BEIRUT - Mirna Shidrawi

November 2003

A concert by the leftist Shahhadin ya Baladna youth band, sponsored by Nescafe, caused a stir among the rank and file of the young leftist movement in Beirut.

The Nescafe sponsor prompted the Boycott Campaign to threaten of spoiling the band’s concert held in late October at the American University of Beirut (AUB) attracting more than 250 attendees.

The concert came as the first in a series to be held in different universities by Shahhadin ya Baladna, a group of young musicians lead by Ziad Sahhab.

The Boycott Campaign, which used the similar arguments against AUB’s leftists student groups, the Progressive Youth Organization and No Frontiers, when they organized a Nestle-sponsored concert by famous leftist singer Khaled El-Haber in May, accused Sahhab of being an opportunist and “willingly helping Nestle in supporting Israel.”

In a circular the boycotters distributed before the concert and published on Indymedia Beirut, they wondered about the difference between Shahhadin ya Baladna and "the traitors who served Israel?" 
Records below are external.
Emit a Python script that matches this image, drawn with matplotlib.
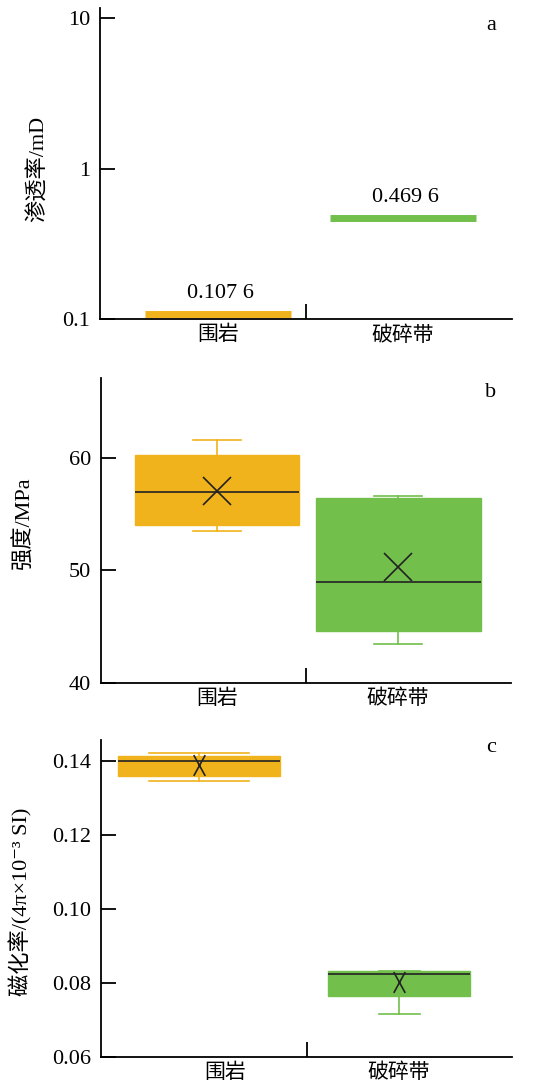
import matplotlib
matplotlib.use("Agg")
import matplotlib.pyplot as plt
from matplotlib.path import Path

plt.rcParams['font.family'] = ['Liberation Serif', 'Noto Sans CJK SC', 'DejaVu Serif']
plt.rcParams['font.size'] = 16

# data
categories = ['围岩', '破碎带']
perm = [0.1076, 0.4696]
perm_labels = ['0.107 6', '0.469 6']

strength_lo = [53.5, 43.5]
strength_q1 = [54.0, 44.6]
strength_med = [57.0, 49.0]
strength_q3 = [60.3, 56.4]
strength_hi = [61.6, 56.6]
strength_mean = [57.1, 50.3]

mag_lo = [0.1346, 0.0717]
mag_q1 = [0.1358, 0.0765]
mag_med = [0.1400, 0.0823]
mag_q3 = [0.1413, 0.0833]
mag_hi = [0.1422, 0.0833]
mag_mean = [0.1388, 0.0802]

colors = ['#F1B31C', '#72BF4C']
dark = '#222222'

# narrow cross used for the mean in panel c
narrow_x = Path([(-0.55, -1), (0.55, 1), (-0.55, 1), (0.55, -1)],
                [Path.MOVETO, Path.LINETO, Path.MOVETO, Path.LINETO])


def style_axis(ax, xlim, mid, label_pos):
    for s in ['top', 'right']:
        ax.spines[s].set_visible(False)
    for s in ['left', 'bottom']:
        ax.spines[s].set_linewidth(1.3)
    ax.set_xlim(*xlim)
    ax.set_xticks(label_pos)
    ax.set_xticklabels(categories)
    ax.tick_params(axis='x', length=0, pad=5, labelsize=15)
    ax.set_xticks([mid], minor=True)
    ax.tick_params(axis='x', which='minor', direction='in', length=11, width=1.3)
    ax.tick_params(axis='y', which='major', direction='in', length=11, width=1.3, pad=7)
    ax.tick_params(axis='y', which='minor', length=0)


def boxes(ax, lo, q1, med, q3, hi, mean, widths, capwidths, marker='x', msize=20):
    stats = []
    for i in range(len(categories)):
        stats.append(dict(whislo=lo[i], q1=q1[i], med=med[i], q3=q3[i],
                          whishi=hi[i], mean=mean[i], fliers=[]))
    res = ax.bxp(stats, positions=[0, 1], widths=widths, capwidths=capwidths,
                 patch_artist=True, showmeans=True,
                 medianprops=dict(color=dark, linewidth=1.2),
                 meanprops=dict(marker=marker, markersize=msize, markeredgecolor=dark,
                                markerfacecolor='none', markeredgewidth=1.2))
    for i, c in enumerate(colors):
        res['boxes'][i].set_facecolor(c)
        res['boxes'][i].set_edgecolor(c)
        res['boxes'][i].set_linewidth(1.0)
        for w in res['whiskers'][2 * i:2 * i + 2] + res['caps'][2 * i:2 * i + 2]:
            w.set_color(c)
            w.set_linewidth(1.2)


fig = plt.figure(figsize=(5.49, 10.89), dpi=100)

# panel a
ax1 = fig.add_axes([0.182, 0.707, 0.751, 0.2856])
ax1.hlines(perm, [-0.395, 0.605], [0.395, 1.395], colors=colors, linewidth=5)
for x, v, t in zip([0, 1], perm, perm_labels):
    ax1.annotate(t, (x, v), xytext=(2, 15), textcoords='offset points',
                 ha='center', va='center')
ax1.set_yscale('log')
ax1.set_ylim(0.1, 11.7)
ax1.set_yticks([0.1, 1, 10])
ax1.set_yticklabels(['0.1', '1', '10'])
style_axis(ax1, (-0.637, 1.589), 0.476, [0, 1])
ax1.set_ylabel('渗透率/mD')
ax1.yaxis.set_label_coords(-0.125, 0.482)
ax1.text(0.949, 0.945, 'a', transform=ax1.transAxes, ha='center', va='center')

# panel b
ax2 = fig.add_axes([0.184, 0.3728, 0.747, 0.2801])
boxes(ax2, strength_lo, strength_q1, strength_med, strength_q3, strength_hi,
      strength_mean, [0.91, 0.91], [0.265, 0.265])
ax2.set_ylim(40, 67.1)
ax2.set_yticks([40, 50, 60])
style_axis(ax2, (-0.641, 1.624), 0.491, [0, 1])
ax2.set_ylabel('强度/MPa')
ax2.yaxis.set_label_coords(-0.163, 0.525)
ax2.text(0.951, 0.951, 'b', transform=ax2.transAxes, ha='center', va='center')

# panel c
ax3 = fig.add_axes([0.184, 0.0294, 0.749, 0.2911])
boxes(ax3, mag_lo, mag_q1, mag_med, mag_q3, mag_hi, mag_mean,
      [0.81, 0.71], [0.5, 0.205], marker=narrow_x, msize=15)
ax3.set_ylim(0.06, 0.1456)
ax3.set_yticks([0.06, 0.08, 0.10, 0.12, 0.14])
ax3.set_yticklabels(['0.06', '0.08', '0.10', '0.12', '0.14'])
style_axis(ax3, (-0.49, 1.565), 0.537, [0.13, 1])
ax3.set_ylabel('磁化率/(4π×10⁻³ SI)')
ax3.yaxis.set_label_coords(-0.167, 0.489)
ax3.text(0.949, 0.975, 'c', transform=ax3.transAxes, ha='center', va='center')

fig.savefig('out.png', dpi=100)
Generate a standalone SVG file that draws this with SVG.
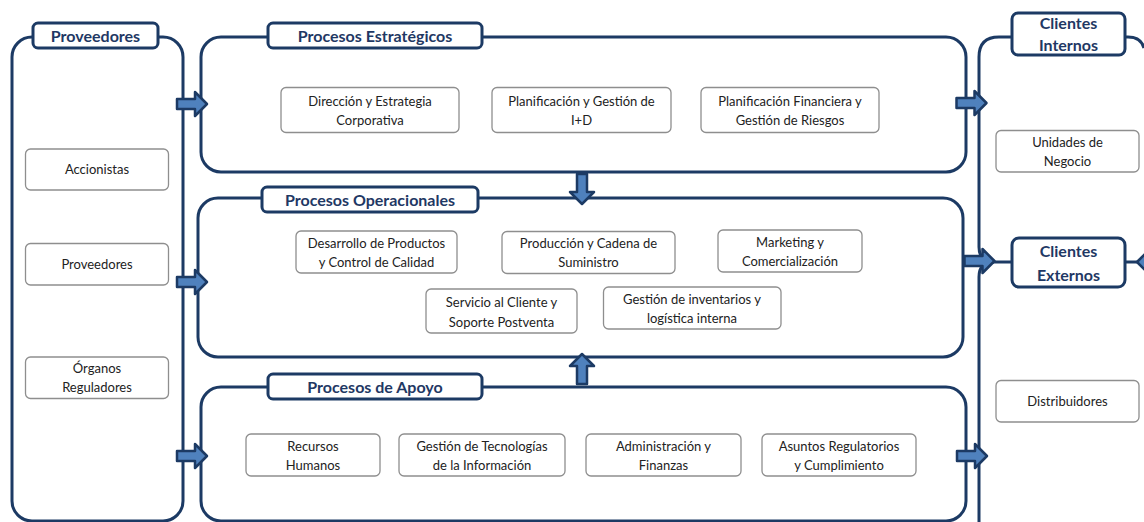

The writer of the circular answered her question by saying that she could not see the difference but that she knew “what's common between them and those traitors: support the killing, the occupation, (and) Israel!”

Sahhab and members of his group had previously represented the campaign in an anti-Coca Cola concert in Turkey in the summer.

Sahhab's supporters described the escalation of the boycotters to be “shameful.” In a response to the circular published in Indymedia Beirut, Sahhab's supporters advised the boycotters to “[s]top this anti-left campaign, and direct [their] activities toward Israel-supporting companies themselves not against fellow leftists.”

They also urged boycotters to search for alternative sponsors that might support musicians like Sahhab.  The response added: “If you don’t have (alternative sponsors), stop spreading lies about people.”

"A radical boycott activist invaded rehearsals and accused the band of being opportunists,” a band supporter and witness who preferred his name to stay anonymous told Alternative. 

“In an insulting manner, she gave lessons in leftism and morality threatening to ruin the series of concerts," he added.

Pro-Sahhab arguments included accusations that a prominent boycott activists was employed in a “capitalist” television whose popular show was sponsored by Lipton, another company accused of supporting Israel and its occupation.

The boycotters are campaigning against Nestle not only because it supports the Israeli occupation in Palestine and what they describe as the “apartheid system forced by Israel on Palestinians,” but also because it is responsible of increasing “infant mortality rate in developing countries through its marketing of baby milk formula as a substitute to breast feeding.”

The boycott campaign accuses Nestle of presumably “killing union workers and violating their rights.”

In their first concert, Shahhadin ya Baladna did not offer any new songs to their fans.  Organized by the Human Rights and Peace Club in AUB, the concert included an array of songs such popular songs.